6.3 Long-Term Uncertainties
Despite the immediate military success of the operation in degrading Iran’s nuclear infrastructure and eliminating its senior leadership, significant long-term uncertainties remain. The death of Khamenei has created a succession crisis within Iran’s theocratic system. It remains unclear whether the Revolutionary
Guards or civilian political institutions will consolidate power, whether a successor leader will pursue a more moderate or more radical foreign policy, and whether the destruction of nuclear facilities will permanently foreclose Iran’s nuclear ambitions or merely delay them.

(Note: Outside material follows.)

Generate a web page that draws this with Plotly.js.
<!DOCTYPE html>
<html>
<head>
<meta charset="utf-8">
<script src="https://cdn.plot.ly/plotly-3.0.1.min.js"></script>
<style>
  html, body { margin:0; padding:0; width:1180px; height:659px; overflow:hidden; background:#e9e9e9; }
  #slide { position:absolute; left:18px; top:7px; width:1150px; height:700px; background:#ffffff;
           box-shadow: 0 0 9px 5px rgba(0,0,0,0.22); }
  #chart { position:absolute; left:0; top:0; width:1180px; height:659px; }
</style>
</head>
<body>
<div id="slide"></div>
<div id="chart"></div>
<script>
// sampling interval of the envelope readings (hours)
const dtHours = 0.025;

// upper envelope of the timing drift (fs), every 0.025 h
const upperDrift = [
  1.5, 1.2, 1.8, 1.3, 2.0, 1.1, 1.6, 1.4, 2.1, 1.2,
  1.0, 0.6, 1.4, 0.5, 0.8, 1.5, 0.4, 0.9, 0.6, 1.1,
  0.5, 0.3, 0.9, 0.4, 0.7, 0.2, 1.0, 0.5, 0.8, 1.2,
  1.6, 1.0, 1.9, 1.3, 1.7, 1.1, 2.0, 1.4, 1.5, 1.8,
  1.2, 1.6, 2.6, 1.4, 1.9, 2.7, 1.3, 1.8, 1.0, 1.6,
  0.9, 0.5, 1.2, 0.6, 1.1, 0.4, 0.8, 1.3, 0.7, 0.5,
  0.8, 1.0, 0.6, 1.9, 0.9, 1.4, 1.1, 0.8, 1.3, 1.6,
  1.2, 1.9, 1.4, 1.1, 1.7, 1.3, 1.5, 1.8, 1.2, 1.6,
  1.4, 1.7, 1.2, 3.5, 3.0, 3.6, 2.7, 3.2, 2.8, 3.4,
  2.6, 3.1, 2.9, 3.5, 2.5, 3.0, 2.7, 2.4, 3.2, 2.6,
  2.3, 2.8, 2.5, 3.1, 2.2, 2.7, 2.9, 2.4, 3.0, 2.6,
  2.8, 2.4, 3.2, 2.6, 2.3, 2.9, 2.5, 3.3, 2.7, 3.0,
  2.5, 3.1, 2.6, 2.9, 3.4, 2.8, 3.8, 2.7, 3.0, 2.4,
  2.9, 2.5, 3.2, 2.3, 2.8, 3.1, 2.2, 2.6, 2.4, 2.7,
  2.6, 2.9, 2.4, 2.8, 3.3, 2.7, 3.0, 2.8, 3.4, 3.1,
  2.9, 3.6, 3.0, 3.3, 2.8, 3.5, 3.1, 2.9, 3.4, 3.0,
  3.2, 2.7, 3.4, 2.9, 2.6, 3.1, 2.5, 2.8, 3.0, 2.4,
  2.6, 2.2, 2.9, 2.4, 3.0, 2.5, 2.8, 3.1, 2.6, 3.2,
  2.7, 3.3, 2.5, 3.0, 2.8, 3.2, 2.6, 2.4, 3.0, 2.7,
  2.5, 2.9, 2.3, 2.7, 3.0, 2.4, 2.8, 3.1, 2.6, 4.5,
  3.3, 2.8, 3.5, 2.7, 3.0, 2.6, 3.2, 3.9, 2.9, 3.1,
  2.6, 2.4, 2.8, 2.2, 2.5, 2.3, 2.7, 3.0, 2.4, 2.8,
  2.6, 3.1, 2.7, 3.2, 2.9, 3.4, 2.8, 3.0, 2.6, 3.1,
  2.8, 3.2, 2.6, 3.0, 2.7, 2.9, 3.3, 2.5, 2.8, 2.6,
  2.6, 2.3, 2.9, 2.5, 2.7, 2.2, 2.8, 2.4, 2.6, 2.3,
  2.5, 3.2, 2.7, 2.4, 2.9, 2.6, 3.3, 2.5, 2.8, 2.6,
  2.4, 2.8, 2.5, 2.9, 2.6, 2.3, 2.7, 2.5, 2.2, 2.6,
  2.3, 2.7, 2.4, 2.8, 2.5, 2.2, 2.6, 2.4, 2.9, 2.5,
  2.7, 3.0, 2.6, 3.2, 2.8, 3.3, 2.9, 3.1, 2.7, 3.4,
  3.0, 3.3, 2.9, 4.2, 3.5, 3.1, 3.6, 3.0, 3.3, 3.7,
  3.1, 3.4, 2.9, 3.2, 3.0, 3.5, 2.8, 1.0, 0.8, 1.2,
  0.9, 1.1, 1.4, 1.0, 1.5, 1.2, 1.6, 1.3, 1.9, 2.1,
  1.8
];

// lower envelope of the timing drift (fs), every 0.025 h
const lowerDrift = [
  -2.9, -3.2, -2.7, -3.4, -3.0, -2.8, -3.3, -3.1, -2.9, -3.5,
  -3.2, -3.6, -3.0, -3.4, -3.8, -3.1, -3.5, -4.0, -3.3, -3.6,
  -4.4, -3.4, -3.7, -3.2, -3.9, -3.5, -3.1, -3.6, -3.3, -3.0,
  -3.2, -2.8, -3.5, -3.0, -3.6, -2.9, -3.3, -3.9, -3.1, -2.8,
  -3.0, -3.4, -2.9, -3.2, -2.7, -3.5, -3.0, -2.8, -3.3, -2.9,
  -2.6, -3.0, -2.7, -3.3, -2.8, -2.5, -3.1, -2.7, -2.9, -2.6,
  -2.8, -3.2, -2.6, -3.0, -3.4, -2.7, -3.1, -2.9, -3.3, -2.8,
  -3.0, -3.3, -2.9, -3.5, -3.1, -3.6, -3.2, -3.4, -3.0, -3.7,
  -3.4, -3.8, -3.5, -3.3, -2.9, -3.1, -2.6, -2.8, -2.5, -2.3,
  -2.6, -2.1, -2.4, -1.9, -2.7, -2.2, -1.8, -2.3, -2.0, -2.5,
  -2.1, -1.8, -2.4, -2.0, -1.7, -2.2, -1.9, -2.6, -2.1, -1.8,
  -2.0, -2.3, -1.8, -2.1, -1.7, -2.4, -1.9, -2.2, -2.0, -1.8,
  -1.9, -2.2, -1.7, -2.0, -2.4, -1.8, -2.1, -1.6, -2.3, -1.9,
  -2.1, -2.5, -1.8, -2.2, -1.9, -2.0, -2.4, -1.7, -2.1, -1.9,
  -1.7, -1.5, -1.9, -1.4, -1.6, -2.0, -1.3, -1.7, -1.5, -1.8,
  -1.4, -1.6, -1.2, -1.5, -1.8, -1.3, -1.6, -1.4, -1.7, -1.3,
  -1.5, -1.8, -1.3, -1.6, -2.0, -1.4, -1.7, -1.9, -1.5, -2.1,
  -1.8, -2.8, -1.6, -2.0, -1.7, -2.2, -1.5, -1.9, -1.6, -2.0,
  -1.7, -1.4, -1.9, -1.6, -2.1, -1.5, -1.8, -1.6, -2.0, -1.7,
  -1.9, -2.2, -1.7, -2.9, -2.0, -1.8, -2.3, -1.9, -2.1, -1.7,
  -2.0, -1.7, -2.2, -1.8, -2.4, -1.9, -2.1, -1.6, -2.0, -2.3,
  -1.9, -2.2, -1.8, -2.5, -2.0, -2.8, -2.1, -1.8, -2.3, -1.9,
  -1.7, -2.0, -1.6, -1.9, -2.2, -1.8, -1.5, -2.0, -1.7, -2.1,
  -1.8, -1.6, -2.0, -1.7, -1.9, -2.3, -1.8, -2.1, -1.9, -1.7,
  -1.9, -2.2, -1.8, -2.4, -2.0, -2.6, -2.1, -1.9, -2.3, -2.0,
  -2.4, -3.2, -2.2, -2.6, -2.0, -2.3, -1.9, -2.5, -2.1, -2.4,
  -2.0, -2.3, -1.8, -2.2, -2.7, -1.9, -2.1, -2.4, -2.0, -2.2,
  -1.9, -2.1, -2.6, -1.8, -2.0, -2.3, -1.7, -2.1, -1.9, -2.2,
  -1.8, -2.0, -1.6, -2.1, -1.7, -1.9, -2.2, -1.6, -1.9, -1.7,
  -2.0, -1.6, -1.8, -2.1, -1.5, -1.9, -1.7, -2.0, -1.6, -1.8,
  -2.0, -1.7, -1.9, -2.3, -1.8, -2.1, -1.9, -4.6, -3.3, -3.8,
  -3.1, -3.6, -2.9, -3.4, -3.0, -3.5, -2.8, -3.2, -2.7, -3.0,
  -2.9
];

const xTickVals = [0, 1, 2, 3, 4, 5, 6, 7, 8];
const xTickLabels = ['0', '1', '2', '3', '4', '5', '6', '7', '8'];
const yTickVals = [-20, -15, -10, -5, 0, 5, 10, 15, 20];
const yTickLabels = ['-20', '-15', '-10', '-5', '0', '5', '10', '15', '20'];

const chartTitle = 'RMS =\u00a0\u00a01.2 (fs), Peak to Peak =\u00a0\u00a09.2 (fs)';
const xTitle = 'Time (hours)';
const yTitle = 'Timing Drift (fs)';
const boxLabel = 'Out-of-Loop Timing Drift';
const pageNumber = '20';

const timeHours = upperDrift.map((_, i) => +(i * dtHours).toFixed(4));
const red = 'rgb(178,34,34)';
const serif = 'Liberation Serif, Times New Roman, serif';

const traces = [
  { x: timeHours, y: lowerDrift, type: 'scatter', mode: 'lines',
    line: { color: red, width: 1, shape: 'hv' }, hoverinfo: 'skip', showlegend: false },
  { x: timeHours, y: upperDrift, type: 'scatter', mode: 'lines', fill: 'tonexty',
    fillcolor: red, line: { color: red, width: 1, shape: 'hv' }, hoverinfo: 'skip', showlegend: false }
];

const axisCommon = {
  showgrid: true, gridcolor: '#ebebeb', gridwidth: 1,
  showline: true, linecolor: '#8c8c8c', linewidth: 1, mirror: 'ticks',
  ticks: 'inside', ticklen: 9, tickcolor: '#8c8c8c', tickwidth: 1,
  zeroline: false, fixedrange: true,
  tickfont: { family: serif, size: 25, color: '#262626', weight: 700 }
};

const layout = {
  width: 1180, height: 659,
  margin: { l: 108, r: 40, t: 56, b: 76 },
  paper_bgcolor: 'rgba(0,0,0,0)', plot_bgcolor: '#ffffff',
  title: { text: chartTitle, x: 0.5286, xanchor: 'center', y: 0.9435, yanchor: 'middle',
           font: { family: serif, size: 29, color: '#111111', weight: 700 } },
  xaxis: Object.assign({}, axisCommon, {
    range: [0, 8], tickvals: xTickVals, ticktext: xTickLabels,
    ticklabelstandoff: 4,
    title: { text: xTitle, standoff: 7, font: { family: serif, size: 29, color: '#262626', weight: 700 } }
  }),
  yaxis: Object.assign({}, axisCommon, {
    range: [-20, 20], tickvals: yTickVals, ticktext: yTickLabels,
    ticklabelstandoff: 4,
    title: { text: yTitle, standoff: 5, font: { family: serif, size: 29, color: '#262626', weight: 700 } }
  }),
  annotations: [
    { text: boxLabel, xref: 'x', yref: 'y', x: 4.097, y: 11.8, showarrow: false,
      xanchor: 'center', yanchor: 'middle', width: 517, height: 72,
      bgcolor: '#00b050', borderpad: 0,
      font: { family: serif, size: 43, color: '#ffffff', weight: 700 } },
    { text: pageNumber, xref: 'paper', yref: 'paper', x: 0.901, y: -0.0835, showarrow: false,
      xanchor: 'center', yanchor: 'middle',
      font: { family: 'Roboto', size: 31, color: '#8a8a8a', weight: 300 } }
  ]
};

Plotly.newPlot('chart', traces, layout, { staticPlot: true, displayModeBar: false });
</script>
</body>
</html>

Historical analogies including Israel’s 1981 strike on Iraq’s Osirak reactor, which ultimately did not prevent Iraq from pursuing a reconstituted weapons programme counsel caution about the durability of military solutions to nuclear proliferation.
Was the U.S.–Israel strike on Iran legal under international law?

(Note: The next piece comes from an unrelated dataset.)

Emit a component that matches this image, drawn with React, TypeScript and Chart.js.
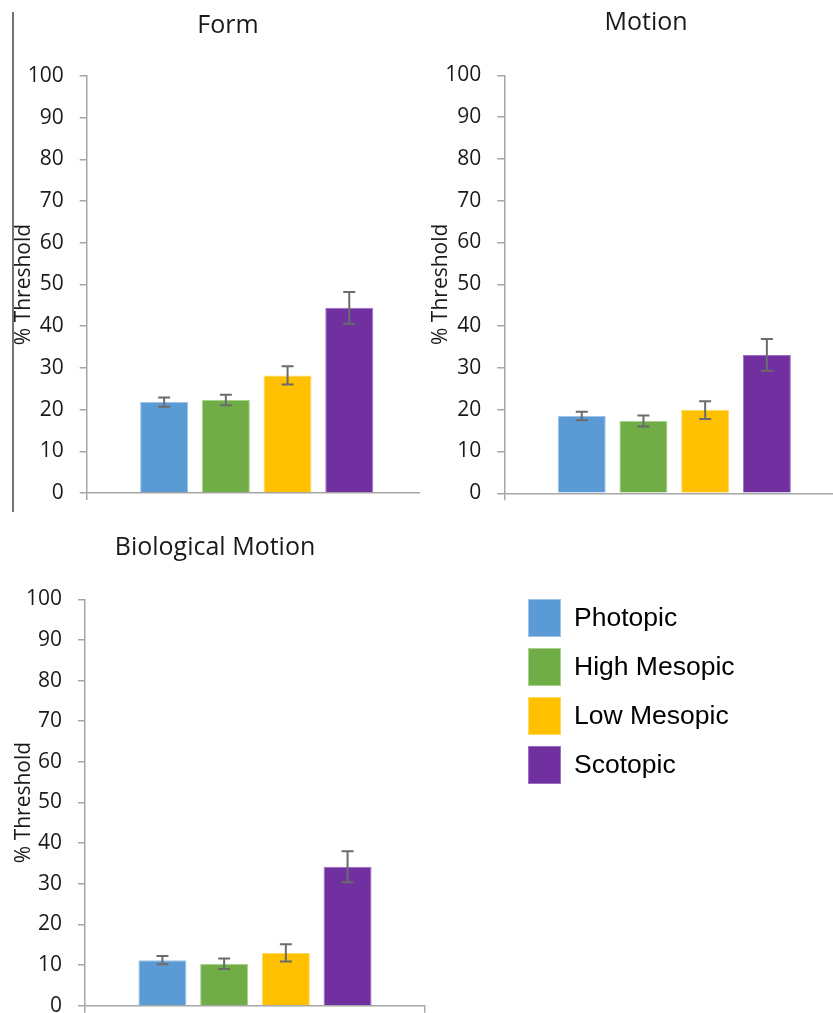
import React, { useEffect, useRef } from 'react';
import { Chart, registerables } from 'chart.js';

Chart.register(...registerables);

// ---------- data ----------
const conditions = ['Photopic', 'High Mesopic', 'Low Mesopic', 'Scotopic'];
const barColors = ['#5B9BD5', '#70AD47', '#FFC000', '#7030A0'];
const barEdgeColors = ['#9DC3E6', '#A9D18E', '#FFD966', '#9B6FC2'];

const formMeans = [21.8, 22.3, 28.2, 44.4];
const formErrors = [1.1, 1.25, 2.2, 3.8];

const motionMeans = [18.5, 17.3, 19.9, 33.1];
const motionErrors = [1.0, 1.3, 2.1, 3.8];

const bioMeans = [11.2, 10.3, 13.0, 34.2];
const bioErrors = [1.0, 1.3, 2.1, 3.8];

const panelTitles = ['Form', 'Motion', 'Biological Motion'];
const axisTitle = '% Threshold';
const yMin = 0;
const yMax = 100;
const yStep = 10;

// ---------- styles ----------
const AXIS_COLOR = '#A6A6A6';
const TEXT_COLOR = '#1a1a1a';
const ERR_COLOR = '#6b6b6b';
const SANS = '"Open Sans", "DejaVu Sans", sans-serif';
const LEGEND_FONT = '"Liberation Sans", Arial, sans-serif';
const X_AXIS_H = 7;

type PanelSpec = {
  title: string;
  means: number[];
  errors: number[];
  left: number;
  top: number;
  wrapW: number;
  wrapH: number;
  canvasW: number;
  canvasH: number;
  yAxisW: number;
  pad: { top: number; bottom: number; right: number };
  titleX: number;
  titleY: number;
  axisTitlePad: number;
  frame?: boolean;
  legend?: boolean;
};

const panels: PanelSpec[] = [
  {
    title: panelTitles[0], means: formMeans, errors: formErrors,
    left: 0, top: 0, wrapW: 420, wrapH: 515, canvasW: 432, canvasH: 540,
    yAxisW: 86.7, pad: { top: 76, bottom: 40, right: 5.3 },
    titleX: 228, titleY: 26, axisTitlePad: 11, frame: true,
  },
  {
    title: panelTitles[1], means: motionMeans, errors: motionErrors,
    left: 420, top: 0, wrapW: 413, wrapH: 515, canvasW: 432, canvasH: 540,
    yAxisW: 84.3, pad: { top: 75.3, bottom: 39.7, right: 7.7 },
    titleX: 226, titleY: 23, axisTitlePad: 8,
  },
  {
    title: panelTitles[2], means: bioMeans, errors: bioErrors,
    left: 0, top: 515, wrapW: 833, wrapH: 498, canvasW: 833, canvasH: 540,
    yAxisW: 85, pad: { top: 84.3, bottom: 42.3, right: 408 },
    titleX: 215, titleY: 33, axisTitlePad: 11, legend: true,
  },
];

function makePlugins(spec: PanelSpec) {
  const errorBars = {
    id: 'errorBars',
    afterDatasetsDraw(chart: any) {
      const ctx = chart.ctx;
      const yScale = chart.scales.y;
      ctx.save();
      ctx.strokeStyle = ERR_COLOR;
      ctx.lineWidth = 2;
      chart.data.datasets.forEach((ds: any, i: number) => {
        const meta = chart.getDatasetMeta(i);
        const bar = meta.data[0];
        if (!bar) return;
        const v = ds.data[0];
        const e = ds.err;
        const x = bar.x;
        const yT = yScale.getPixelForValue(v + e);
        const yB = yScale.getPixelForValue(v - e);
        const cap = 6;
        ctx.beginPath();
        ctx.moveTo(x, yT);
        ctx.lineTo(x, yB);
        ctx.moveTo(x - cap, yT);
        ctx.lineTo(x + cap, yT);
        ctx.moveTo(x - cap, yB);
        ctx.lineTo(x + cap, yB);
        ctx.stroke();
      });
      ctx.restore();
    },
  };

  const panelTitle = {
    id: 'panelTitle',
    afterDraw(chart: any) {
      const ctx = chart.ctx;
      ctx.save();
      ctx.font = `25px ${SANS}`;
      ctx.fillStyle = TEXT_COLOR;
      ctx.textAlign = 'center';
      ctx.textBaseline = 'middle';
      ctx.fillText(spec.title, spec.titleX, spec.titleY);
      if (spec.frame) {
        ctx.strokeStyle = '#444';
        ctx.lineWidth = 1.5;
        ctx.beginPath();
        ctx.moveTo(13, 12);
        ctx.lineTo(13, 512);
        ctx.stroke();
      }
      ctx.restore();
    },
  };

  const legendBox = {
    id: 'legendBox',
    afterDraw(chart: any) {
      if (!spec.legend) return;
      const ctx = chart.ctx;
      ctx.save();
      ctx.font = `26.5px ${LEGEND_FONT}`;
      ctx.textAlign = 'left';
      ctx.textBaseline = 'middle';
      chart.data.datasets.forEach((ds: any, i: number) => {
        const cy = 103 + i * 49;
        ctx.fillStyle = ds.backgroundColor;
        ctx.fillRect(528, cy - 19, 33, 38);
        ctx.strokeStyle = ds.borderColor;
        ctx.lineWidth = 1;
        ctx.strokeRect(528.5, cy - 18.5, 32, 37);
        ctx.fillStyle = '#000';
        ctx.fillText(ds.label, 574, cy + 1);
      });
      ctx.restore();
    },
  };

  return [errorBars, panelTitle, legendBox];
}

function Panel({ spec }: { spec: PanelSpec }) {
  const ref = useRef<HTMLCanvasElement>(null);
  useEffect(() => {
    const canvas = ref.current;
    if (!canvas) return;
    const chart = new Chart(canvas, {
      type: 'bar',
      data: {
        labels: [''],
        datasets: conditions.map((c, i) => ({
          label: c,
          data: [spec.means[i]],
          err: spec.errors[i],
          backgroundColor: barColors[i],
          borderColor: barEdgeColors[i],
          borderWidth: 1,
          categoryPercentage: 0.726,
          barPercentage: 0.778,
        })) as any,
      },
      options: {
        responsive: false,
        animation: false,
        events: [],
        layout: { padding: { top: spec.pad.top, bottom: spec.pad.bottom, left: 0, right: spec.pad.right } },
        plugins: {
          legend: { display: false },
          tooltip: { enabled: false },
          title: { display: false },
        },
        scales: {
          x: {
            type: 'category',
            offset: true,
            afterFit: (scale: any) => { scale.height = X_AXIS_H; },
            ticks: { display: false },
            grid: {
              display: true,
              offset: true,
              drawOnChartArea: false,
              drawTicks: true,
              tickLength: 7,
              color: AXIS_COLOR,
              lineWidth: 1.5,
            },
            border: { display: true, color: AXIS_COLOR, width: 1.5 },
          },
          y: {
            min: yMin,
            max: yMax,
            afterFit: (scale: any) => { scale.width = spec.yAxisW; },
            ticks: {
              stepSize: yStep,
              padding: 16,
              color: TEXT_COLOR,
              font: { family: SANS, size: 21 },
              autoSkip: false,
            },
            grid: {
              drawOnChartArea: false,
              drawTicks: true,
              tickLength: 7,
              color: AXIS_COLOR,
              lineWidth: 1.5,
            },
            border: { display: true, color: AXIS_COLOR, width: 1.5 },
            title: {
              display: true,
              text: axisTitle,
              color: TEXT_COLOR,
              font: { family: SANS, size: 21 },
              padding: { top: spec.axisTitlePad, bottom: 0 },
            },
          },
        },
      } as any,
      plugins: makePlugins(spec) as any,
    });
    return () => chart.destroy();
  }, [spec]);

  return (
    <div
      style={{
        position: 'absolute',
        left: spec.left,
        top: spec.top,
        width: spec.wrapW,
        height: spec.wrapH,
        overflow: 'hidden',
      }}
    >
      <canvas ref={ref} width={spec.canvasW} height={spec.canvasH} style={{ display: 'block' }} />
    </div>
  );
}

export default function App() {
  return (
    <div
      style={{
        position: 'absolute',
        left: 0,
        top: 0,
        width: 833,
        height: 1013,
        overflow: 'hidden',
        background: '#fff',
      }}
    >
      {panels.map((p, i) => (
        <Panel key={i} spec={p} />
      ))}
    </div>
  );
}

A: This is one of the most contested dimensions of the operation. Under the United Nations Charter, the use of force against another sovereign state is prohibited except in cases of self-defence under Article 51 or with authorisation from the Security Council. The United States and Israel have justified the strikes under the doctrine of anticipatory self-defence, arguing that an imminent nuclear threat constituted grounds for military action. International legal scholars are divided, and the debate is likely to continue in international forums for years.

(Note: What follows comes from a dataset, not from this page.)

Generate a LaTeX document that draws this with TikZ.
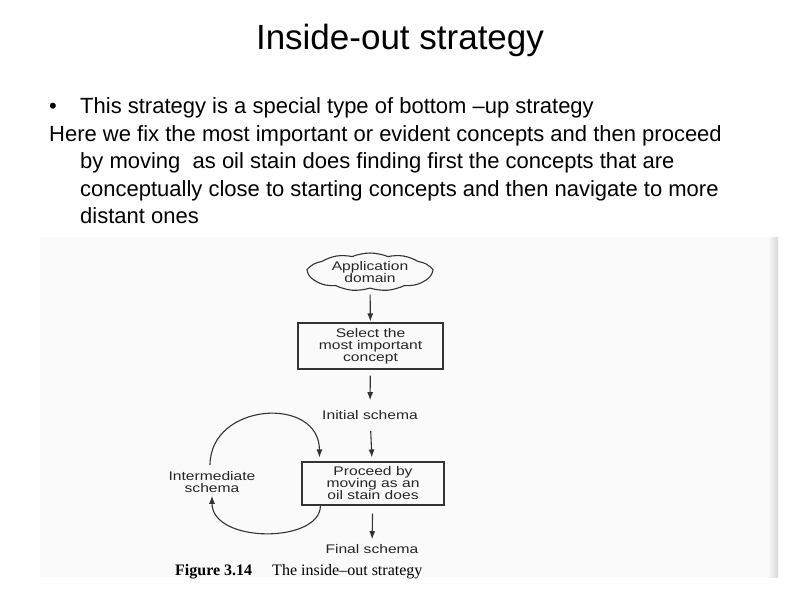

What was the significance of Supreme Leader Khamenei being killed?
A: The killing of Ayatollah Khamenei was historically unprecedented. He had been the supreme authority in Iran since 1989 and was the central figure holding together the Islamic Republic’s governing structures. His death created an immediate succession crisis and raised fundamental questions about the future of Iran’s political system, including whether power would shift toward the IRGC, the Assembly of Experts, or produce a period of internal conflict.
Why did Iran retaliate against Gulf states that did not participate in the strike?
A: Iran targeted American military installations located in the UAE, Qatar, Kuwait, Bahrain, and Saudi Arabia because these countries host U.S. forces whose infrastructure was used to support or enable the operation. From Iran’s strategic perspective, states that host hostile military forces are considered complicit in attacks launched from their territory. This significantly widened the conflict and strained Iran’s relationships with its immediate neighbours.
Could diplomacy still have worked in early 2026?
A: Reports from Omani mediators suggest that progress had been made in the Geneva talks, with Iran reportedly agreeing to conditions including zero uranium stockpiling and full IAEA access. Whether these agreements would have been honoured or successfully concluded is now a matter of historical speculation. The decision to proceed with the military operation rather than allow the negotiating process to conclude was, and remains, one of the most debated aspects of the affair.
How does this compare to Israel’s 1981 strike on Iraq’s Osirak reactor?
A: Israel’s Operation Opera in 1981 destroyed Iraq’s Osirak nuclear reactor in a surprise air strike. Like the 2026 operation, it was conducted without UN authorisation and justified as preventive self-defence. However, Iraq subsequently reconstituted and even expanded its nuclear weapons programme following the strike, which was only fully dismantled after the 1991 Gulf War. This historical precedent raises important questions about whether military strikes can permanently eliminate nuclear ambitions or merely defer them.